Paradossalmente si tratta di un popolo che sospinge una classe dirigente che non c’è. Che a un anno di distanza, si è perfino rifiutata di tentare un’analisi seria sulle ragioni che l’hanno portata alla sonora sconfitta delle scorse politiche. Che invece di provvedere a una nuova organizzazione ha scientificamente praticato la tattica del rinvio e del pop-corn. Il risentimento diffuso, da parte dei militanti, per questa scelta scellerata di inazione politica ha funzionato da molla respingente. La reazione è stata l’alta partecipazione alla consultazione. Una sorta di rivalsa che, evidentemente, covava da tempo sotto la cenere in attesa di un’esplosione liberatoria. Qualcosa che ha del catartico. Ma c’è stata pure una netta cesura con la gestione degli ultimi cinque anni a guida Renzi. Zingaretti stravince la sfida. Il tentativo degli avversari interni di costringerlo a una vittoria di Pirro, per condizionarlo successivamente, si infrange sulle cifre altissime di consenso ricevuto. Grosso modo i numeri rispecchiano quelle delle primarie vinte da Renzi nel 2017, sia in termini di partecipazione che di equilibri interni. A Zingaretti gli elettori consegnano una segreteria che prevede mani libere e ampi margini di autonomia. Renzi e il suo cerchio magico restano schiacciati nell’angolo sempre più ristretto delle loro incrollabili certezze.

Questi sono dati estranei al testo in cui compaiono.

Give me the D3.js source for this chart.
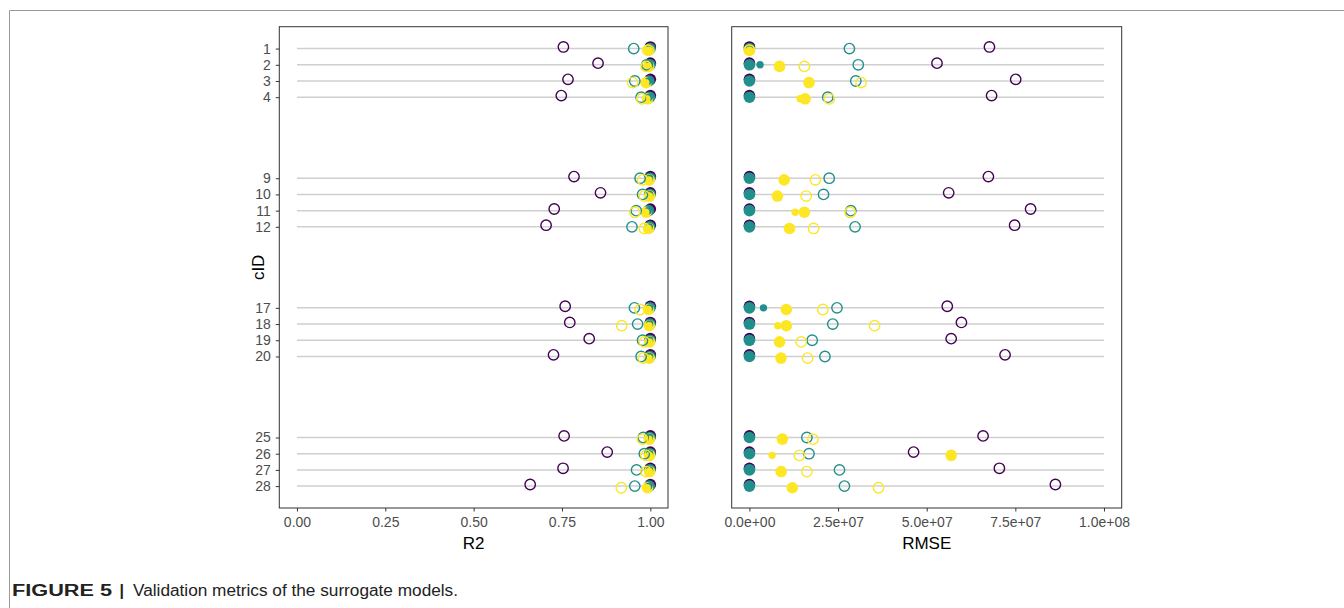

Francesco Micucci, eletto all’assemblea nazionale

Le Marche seguono l’onda lunga e siedono in prima fila sul comodo carro del vincitore. In appena due anni si realizza una metamorfosi politica che ha dell’incredibile: i renziani del 2017 diventano, come per miracolo, zingarettiani di oggi. I numeri bulgari registrati in alcuni centri, specialmente nell’ascolano, cambiano solo di mano. Giravolte da capogiro che hanno per protagonisti figure di primissimo piano, che senza alcun problema mettono la loro faccia, di volta in volta, a disposizione del trionfatore di turno. Altro dato da registrare è che non attraggono nessun consenso nemmeno figure emergenti e sempre più presenti mediaticamente come la sindaca di Ancona, Valeria Mancinelli. Il suo pubblicizzato gradimento per Martina, vale nel capoluogo dorico, appena 522 voti. Un misero 17% sorpassato pure dal 19% di Giachetti.

Antonio Mastrovincenzo, Nicola Zingaretti e Luca Ceriscioli

Invece, interessantissime indicazioni arrivano per chi volesse calcolare gli equilibri interni del partito, anche in vista delle prossime elezioni regionali. A Falconara, Antonio Mastrovincenzo, presidente dell’Assemblea legislativa e primo sponsor regionale di Zingaretti, raccoglie il 70% dei voti. Rivelandosi così un emergente tessitore di tele autorevole e discreto. Restano tutti sul campo alcuni nodi da sciogliere di fondamentale importanza. Primo tra tutti il controllo dei gruppi parlamentari che fanno ancora capo a Matteo Renzi. Starà alla capacità di mediazione del nuovo gruppo dirigente farsene carico. Il dato indiscutibile che emerge da queste primarie è che termina una fase politica – quella renziana – e se ne apre un’altra. Il primo vero banco di prova per testarne solidità e affidabilità è l’appuntamento, a maggio prossimo, con le elezioni europee.